Que nous remarquions qu’il y a une guerre que lorsque des
juifs sont assassinés n’enlève rien au fait que des Palestiniens se font
tuer tout le temps.
Oui, il y a une guerre, et le Premier ministre Benjamin Netanyahu,
avec son mandat du peuple, a ordonné qu’elle s’intensifie. Il n’écoute
déjà pas les messages de conciliation et d’acceptation du Président
palestinien Mahmoud Abbas dans les période calmes, pourquoi devrait-il
les écouter aujourd’hui ?
Netanyahu intensifie la guerre principalement à Jérusalem-Est, avec
des orgies de punitions collectives. Il révèle ainsi qu’Israël a réussi à
déconnecter physiquement Jérusalem de la plus grande partie de la
population palestinienne, soulignant l’absence d’une direction
palestinienne à Jérusalem-Est et la faiblesse du gouvernement de
Ramallah – qui tente d’enrayer la dérive dans le reste de la
Cisjordanie.
La guerre n’a pas commencé jeudi dernier, elle ne commence pas avec
les victimes juives, et elle ne prend pas fin quand plus aucun juif
n’est assassiné. Les Palestiniens se battent pour leur vie, dans le
plein sens du terme. Nous, juifs israéliens, nous battons pour notre
privilège en tant que nation de maîtres, dans la pleine laideur du
terme.
Que nous remarquions qu’il y a une guerre que lorsque des juifs sont
assassinés n’enlève rien au fait que des Palestiniens se font tuer tout
le temps, et que tout le temps, nous faisons tout ce qui est en notre
pouvoir pour leur rendre la vie insupportable. La plupart du temps, il
s’agit d’une guerre unilatérale, conduite par nous, pour les amener à
dire « oui » au maître, merci beaucoup de nous laisser en vie dans nos
réserves. Quand quelque chose dans l’unilatéralité de la guerre est
perturbé, et que des juifs sont assassinés, alors nous accordons notre
attention.
Les jeunes Palestiniens ne vont pas se mettre à assassiner des juifs
parce qu’ils sont juifs, mais parce que nous sommes leurs occupants,
leurs tortionnaires, leurs geôliers, les voleurs de leur terre et de
leur eau, les démolisseurs de leurs maisons, ceux qui les ont exilés,
qui leur bloquent leur horizon. Les jeunes Palestiniens, vengeurs et
désespérés, sont prêts à donner leur vie et à causer à leur famille une
énorme douleur, parce que l’ennemi auquel ils font face leur prouve
chaque jour que sa méchanceté n’a pas de limites.

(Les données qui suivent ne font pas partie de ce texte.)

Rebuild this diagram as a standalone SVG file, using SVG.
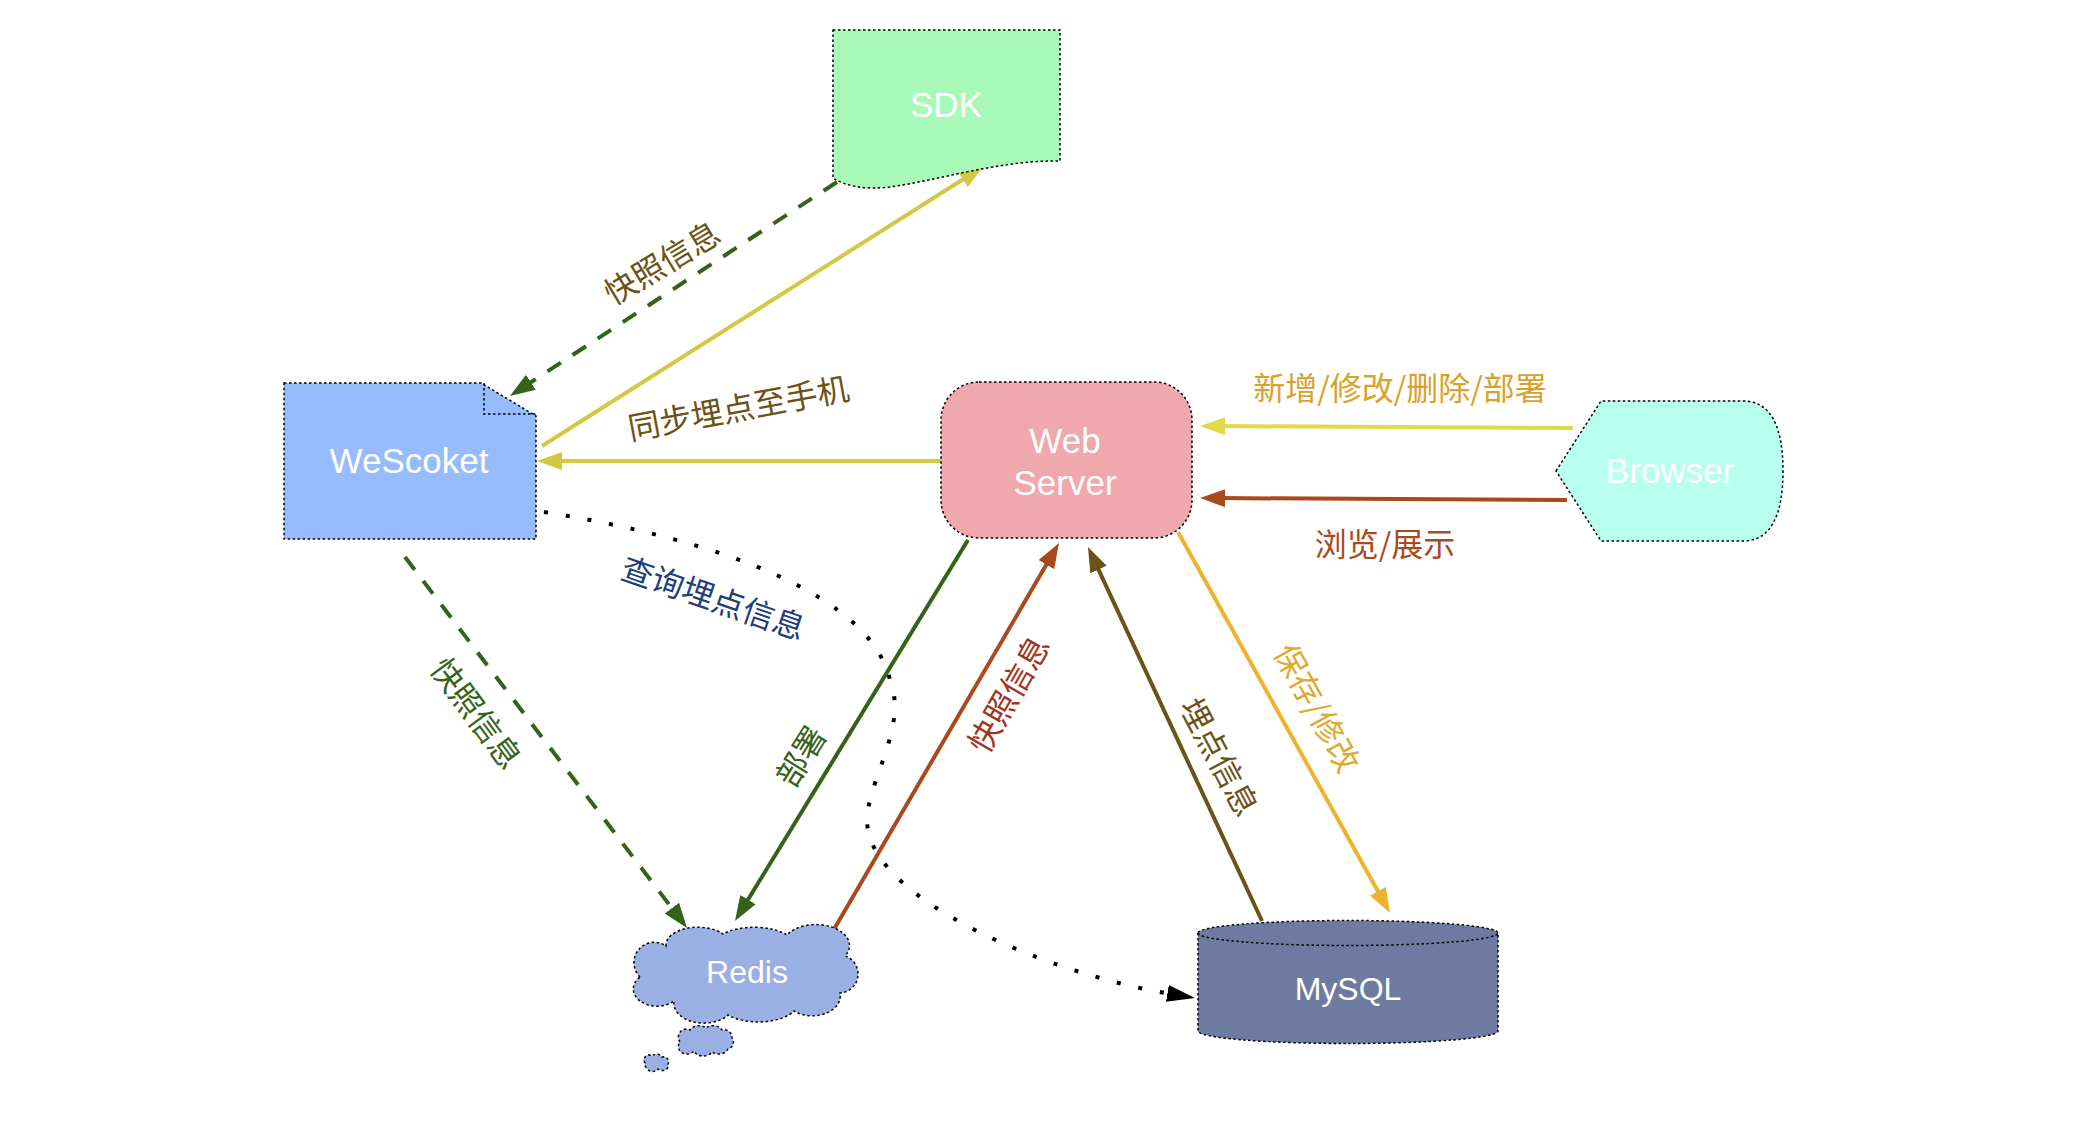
<svg xmlns="http://www.w3.org/2000/svg" width="2090" height="1146" viewBox="0 0 2090 1146">
<style>
.node{stroke:#000;stroke-width:1.5;stroke-dasharray:2.5 2.5}
.nl{font-family:"Liberation Sans",Arial,sans-serif;font-size:35px;fill:#fff;text-anchor:middle}
.lbl{font-family:"Noto Sans CJK SC","Noto Sans",sans-serif;font-size:32px;text-anchor:middle;dominant-baseline:central}
.c{fill:none;stroke-width:4}
</style>
<defs>
<marker id="aGreen" markerUnits="userSpaceOnUse" markerWidth="30" markerHeight="20" refX="5" refY="9" orient="auto"><path d="M0,0 L25,9 L0,18 Z" fill="#356218"/></marker>
<marker id="aYellow" markerUnits="userSpaceOnUse" markerWidth="30" markerHeight="20" refX="5" refY="9" orient="auto"><path d="M0,0 L25,9 L0,18 Z" fill="#D3C843"/></marker>
<marker id="aYellow2" markerUnits="userSpaceOnUse" markerWidth="30" markerHeight="20" refX="5" refY="9" orient="auto"><path d="M0,0 L25,9 L0,18 Z" fill="#E0DA4A"/></marker>
<marker id="aRed" markerUnits="userSpaceOnUse" markerWidth="30" markerHeight="20" refX="5" refY="9" orient="auto"><path d="M0,0 L25,9 L0,18 Z" fill="#A94A1E"/></marker>
<marker id="aOlive" markerUnits="userSpaceOnUse" markerWidth="30" markerHeight="20" refX="5" refY="9" orient="auto"><path d="M0,0 L25,9 L0,18 Z" fill="#6A5218"/></marker>
<marker id="aOrange" markerUnits="userSpaceOnUse" markerWidth="30" markerHeight="20" refX="5" refY="9" orient="auto"><path d="M0,0 L25,9 L0,18 Z" fill="#EDB32F"/></marker>
<marker id="aBlack" markerUnits="userSpaceOnUse" markerWidth="32" markerHeight="20" refX="5" refY="8.5" orient="auto"><path d="M0,0 L28,8.5 L0,17 Z" fill="#000"/></marker>
</defs>
<rect width="2090" height="1146" fill="#fff"/>

<g id="connectors">
<line class="c" x1="837" y1="182" x2="526.7" y2="385" stroke="#356218" stroke-dasharray="16 14" marker-end="url(#aGreen)"/>
<line class="c" x1="542" y1="446" x2="967.1" y2="176.7" stroke="#D3C843" marker-end="url(#aYellow)"/>
<line class="c" x1="941" y1="461" x2="557" y2="461" stroke="#D3C843" marker-end="url(#aYellow)"/>
<line class="c" x1="1573" y1="428" x2="1220" y2="426.1" stroke="#E0DA4A" marker-end="url(#aYellow2)"/>
<line class="c" x1="1567" y1="500" x2="1220" y2="498.1" stroke="#A94A1E" marker-end="url(#aRed)"/>
<line class="c" x1="968" y1="540" x2="745.4" y2="903.9" stroke="#356218" marker-end="url(#aGreen)"/>
<line class="c" x1="405" y1="557" x2="674.9" y2="912.1" stroke="#356218" stroke-dasharray="16 14" marker-end="url(#aGreen)"/>
<line class="c" x1="833" y1="931" x2="1048.9" y2="560.3" stroke="#A94A1E" marker-end="url(#aRed)"/>
<line class="c" x1="1262" y1="921" x2="1096.4" y2="565.1" stroke="#6A5218" marker-end="url(#aOlive)"/>
<line class="c" x1="1178" y1="532" x2="1380.3" y2="895.5" stroke="#EDB32F" marker-end="url(#aOrange)"/>
<path d="M544,512 C720,540 870,595 890,680 C910,730 860,790 868,830 C880,900 1040,972 1172.3,994.3" fill="none" stroke="#000" stroke-width="4" stroke-dasharray="4 18" marker-end="url(#aBlack)"/>

<text class="lbl" fill="#6B5318" transform="translate(661,261) rotate(-31)">快照信息</text>
<text class="lbl" fill="#6B5318" transform="translate(738,406) rotate(-10.5)">同步埋点至手机</text>
<text class="lbl" fill="#D9A12A" transform="translate(1400,386)">新增/修改/删除/部署</text>
<text class="lbl" fill="#A84A20" transform="translate(1385,542)">浏览/展示</text>
<text class="lbl" fill="#1D3F7A" transform="translate(714,596) rotate(19)">查询埋点信息</text>
<text class="lbl" fill="#35631A" transform="translate(478,712) rotate(53.5)">快照信息</text>
<text class="lbl" fill="#35631A" transform="translate(799,755) rotate(-58)">部署</text>
<text class="lbl" fill="#A0351E" transform="translate(1007,693) rotate(-60)">快照信息</text>
<text class="lbl" fill="#6B5318" transform="translate(1221,756) rotate(62)">埋点信息</text>
<text class="lbl" fill="#E0A82C" transform="translate(1319,707) rotate(61)">保存/修改</text>
</g>

<g id="sdk">
<path class="node" d="M833,30 H1060 V161 C1000,160 940,180 890,187 C865,190 845,186 833,178 Z" fill="#A9FAB8"/>
<text class="nl" x="946" y="117">SDK</text>
</g>

<g id="wescoket">
<path class="node" d="M284,383 H481 L536,416 V539 H284 Z" fill="#97BCFD"/>
<path class="node" d="M484,383 V414 H536" fill="none"/>
<text class="nl" x="409" y="473">WeScoket</text>
</g>

<g id="webserver">
<rect class="node" x="941" y="382" width="251" height="156" rx="38" ry="38" fill="#EFA8AC"/>
<text class="nl" x="1065" y="453">Web</text>
<text class="nl" x="1065" y="495">Server</text>
</g>

<g id="browser">
<path class="node" d="M1556,471 L1601,401 L1745,401 Q1783,403 1783,471 Q1783,539 1745,541 L1601,541 Z" fill="#B9FFEE"/>
<text class="nl" x="1670" y="483">Browser</text>
</g>

<g id="redis">
<path class="node" d="M640,977 A20.3,20.3 0 0 1 666,946 A32,18 0 0 1 723,934 A40,18 0 0 1 787,935 A32,20 0 0 1 845,956 A19,19 0 0 1 840,993 A28,20 0 0 1 794,1011 A40,20 0 0 1 728,1015 A30,20 0 0 1 674,1001 A22,16 0 0 1 640,977 Z" fill="#9AAFE4"/>
<path class="node" d="M680,1042 A8,8 0 0 1 690,1030 A10,8 0 0 1 706,1028 A10,8 0 0 1 722,1030 A8,8 0 0 1 732,1038 A7,7 0 0 1 728,1049 A10,8 0 0 1 712,1052 A10,8 0 0 1 694,1051 A8,7 0 0 1 680,1042 Z" fill="#9AAFE4"/>
<path class="node" d="M645,1063 A5,5 0 0 1 652,1056 A6,5 0 0 1 662,1057 A5,5 0 0 1 668,1064 A6,5 0 0 1 658,1069 A6,5 0 0 1 647,1068 A4,4 0 0 1 645,1063 Z" fill="#9AAFE4"/>
<text class="nl" style="font-size:32px" x="747" y="983">Redis</text>
</g>

<g id="mysql">
<path class="node" d="M1198,933 V1031 A150,12.5 0 0 0 1498,1031 V933 A150,12.5 0 0 0 1198,933 Z" fill="#6D7BA0"/>
<path class="node" d="M1198,933 A150,12.5 0 0 0 1498,933" fill="none"/>
<text class="nl" style="font-size:32px" x="1348" y="1000">MySQL</text>
</g>
</svg>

Même le langage est malveillant. Les juifs sont assassinés, mais les
Palestiniens sont tués et meurent. Est-ce vrai ? Le problème ne commence
pas avec le fait que nous ne sommes pas autorisés à écrire qu’un soldat
ou un policier a assassiné des Palestiniens, à bout portant, quand sa
vie n’était pas en danger, ou qu’il l’a fait par télécommande, ou depuis
un avion ou un drone. Mais c’est une partie du problème. Notre
compréhension est captive d’un langage censuré rétroactivement qui
déforme la réalité. Dans notre langage, les juifs sont assassinés parce
qu’ils sont juifs, et les Palestiniens trouvent leur mort et leur
détresse, parce ce que c’est probablement ce qu’ils cherchent.
Notre vision du monde est façonnée par la trahison constante par les
médias israéliens de leur devoir de rapporter les évènements, ou leur
manque de capacité technique et émotionnelle à contenir tous les détails
de la guerre mondiale que nous sommes en train de conduire afin de
préserver notre supériorité sur le territoire entre le fleuve et la mer.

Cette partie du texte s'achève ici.